The administrators of M-Net are planning to terminate support of outgoing
email on or about the first of November (a week from today). The
termination of outgoing email is intended to deal with the problem of
phishing, M-Net being used as a spam source, and the construction of
websites which fraudulently involve paypal. (See M-Net's "Policy"
conference, item 421.)
Complaints in response to the spamming et cetera have begun to threaten
M-Net's free colo situation to the degree that M-Net's administrators deem
that action of some kind must be taken.
I realize that it's not likely that the same unknown perpetrators that are
causing Grex to be offline, are the same ones who are forcing M-Net to
relinquish one of its most valuable assets (i.e. the outgoing email
program), but on the outside chance that they are the same, might it not
behoove knowledgeable Grex personnel to lend some advice to M-Net regarding
alternative measures in dealing with the aforementioned problem short of
M-Net having to terminate its outgoing email.

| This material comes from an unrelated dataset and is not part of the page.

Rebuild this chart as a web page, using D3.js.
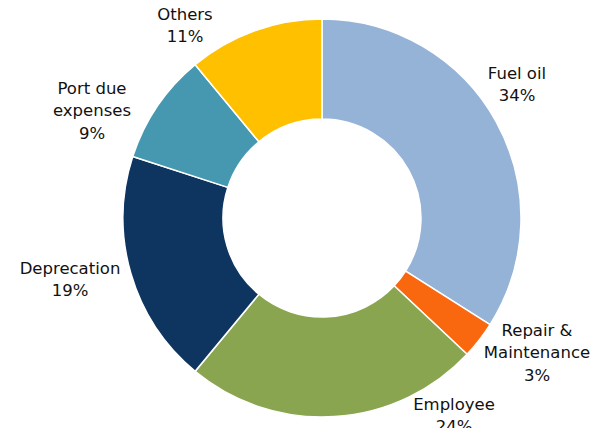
<!DOCTYPE html>
<html>
<head>
<meta charset="utf-8">
<script src="https://cdn.jsdelivr.net/npm/d3@7"></script>
<style>
  html, body { margin: 0; padding: 0; background: #fff; }
  svg text { font-family: "DejaVu Sans", Verdana, sans-serif; font-size: 16.5px; fill: #111; }
</style>
</head>
<body>
<svg id="chart" width="609" height="428"></svg>
<script>
// Cost breakdown, in percent of total
const categories = ["Fuel oil", "Repair & Maintenance", "Employee", "Deprecation", "Port due expenses", "Others"];
const shares = [34, 3, 24, 19, 9, 11];
const colors = ["#95B3D7", "#F9670F", "#8AA54F", "#0E3560", "#4598AF", "#FFC000"];
// Label text broken into lines
const labelLines = [["Fuel oil"], ["Repair &", "Maintenance"], ["Employee"], ["Deprecation"], ["Port due", "expenses"], ["Others"]];

// Layout
const W = 609, H = 428;
const cx = 322, cy = 218;
const outerR = 199, innerR = 99;
const lineH = 22.5;
// label block anchors: centre x, first line middle y
const labelPos = [[517, 73], [537, 330], [454, 404], [70, 268], [92, 88], [185, 14]];

const svg = d3.select("#chart");
const g = svg.append("g").attr("transform", `translate(${cx},${cy})`);

const data = categories.map((c, i) => ({ name: c, value: shares[i], color: colors[i], lines: labelLines[i], pos: labelPos[i] }));

const pie = d3.pie().value(d => d.value).sort(null).startAngle(0).endAngle(2 * Math.PI);
const arc = d3.arc().innerRadius(innerR).outerRadius(outerR);

g.selectAll("path.slice")
  .data(pie(data))
  .join("path")
  .attr("class", "slice")
  .attr("d", arc)
  .attr("fill", d => d.data.color)
  .attr("stroke", "#fff")
  .attr("stroke-width", 1.5);

const labels = svg.selectAll("text.lbl")
  .data(data)
  .join("text")
  .attr("class", "lbl")
  .attr("text-anchor", "middle")
  .attr("x", d => d.pos[0])
  .attr("y", d => d.pos[1]);

labels.each(function(d) {
  const t = d3.select(this);
  const lines = d.lines.concat([d3.format("d")(d.value) + "%"]);
  lines.forEach((ln, k) => {
    t.append("tspan")
      .attr("x", d.pos[0])
      .attr("y", d.pos[1] + k * lineH)
      .attr("dy", "0.35em")
      .text(ln);
  });
});
</script>
</body>
</html>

Once the perpetrators are done victimizing M-Net, what is to stop them
from targeting Grex? Is Grex any less vulnerable to phishing and being
used as a spam source than M-Net?
Regarding a comparison of Grex and M-Net with regard to spamming et
cetera, one poster in item 421 of M-Net's Policy conference is quoted as
follows:
I do wonder how grex deals with this issue.
[excerpt, M-Net Policy conf., Item 421, #116 (casper) Sat, Oct 22, 2005
(04:27)]
Advice to M-Net regarding the identification rigor which Grex requires
before permitting the privilege of outbound telnetting, might be eminently
useful in this regard.
The world wide community of public access Unix based systems is not so
large and powerful that an attack of this magnitude on any one can be
ignored by the rest.
12 responses total.
Grex restricts outgoing telnet access to members. Members pay $6 per month, and must submit some form of ID. That can be a personal check, copy of a drivers license, or any other ID which meets the criteria in ~aruba/idpolicy. Or, if people would rather not identify themselves to Grex, they may go through Paypal's verification process, and then pay Grex through Paypal. That counts as verification for Grex too.

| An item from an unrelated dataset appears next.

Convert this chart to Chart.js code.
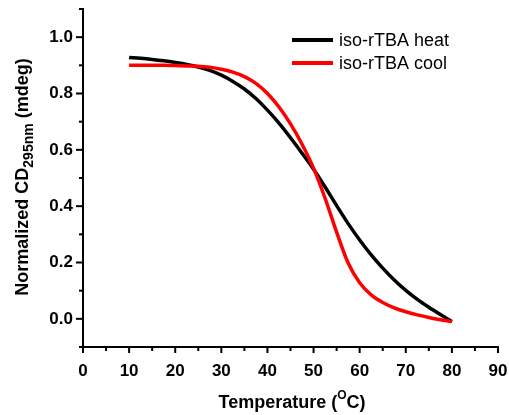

However, that has nothing to do with M-Net's email problems. Nothing stops someone from coming to grex, building a paypal phishing site, and then emailing thousands of people.
;aedophile
I disagree that outgoing e-mail is one of M-Net's most valuable assets. E-mail providers are a dime a dozen on the Internet. M-Net is a community based system. Internet provisioning has more to do with inbound service for interaction with said community.
If incoming e-mail is not terminated also, M-Net just becomes a spam-bucket.
Someone was confused. Outgoing email will not cease, only inbound.
Umm.. no, we're stopping outbound email. Except for mail forwarded by a .forward file. re 5 - it already is a spam bucket. I delete all mail on m-net that doesn't come from another m-net account. Same here on grex.
I forward grex and m-net mail to gmail and let them sort it out.
tod uses the same superior method as myself.
There may be a stay of judgment regarding the termination of outbound email at M-Net. The following responses appeared on Wednesday in M-Net's Policy conference, item 421: >#154 Life is Jenga (casper) Wed, Nov 2, 2005 (13:07): >The new tentative date is 12/1. > >#155 The Gorilla Did It (casper) Wed, Nov 2, 2005 (13:54): >I guess
it probably means they just haven't had time to do it.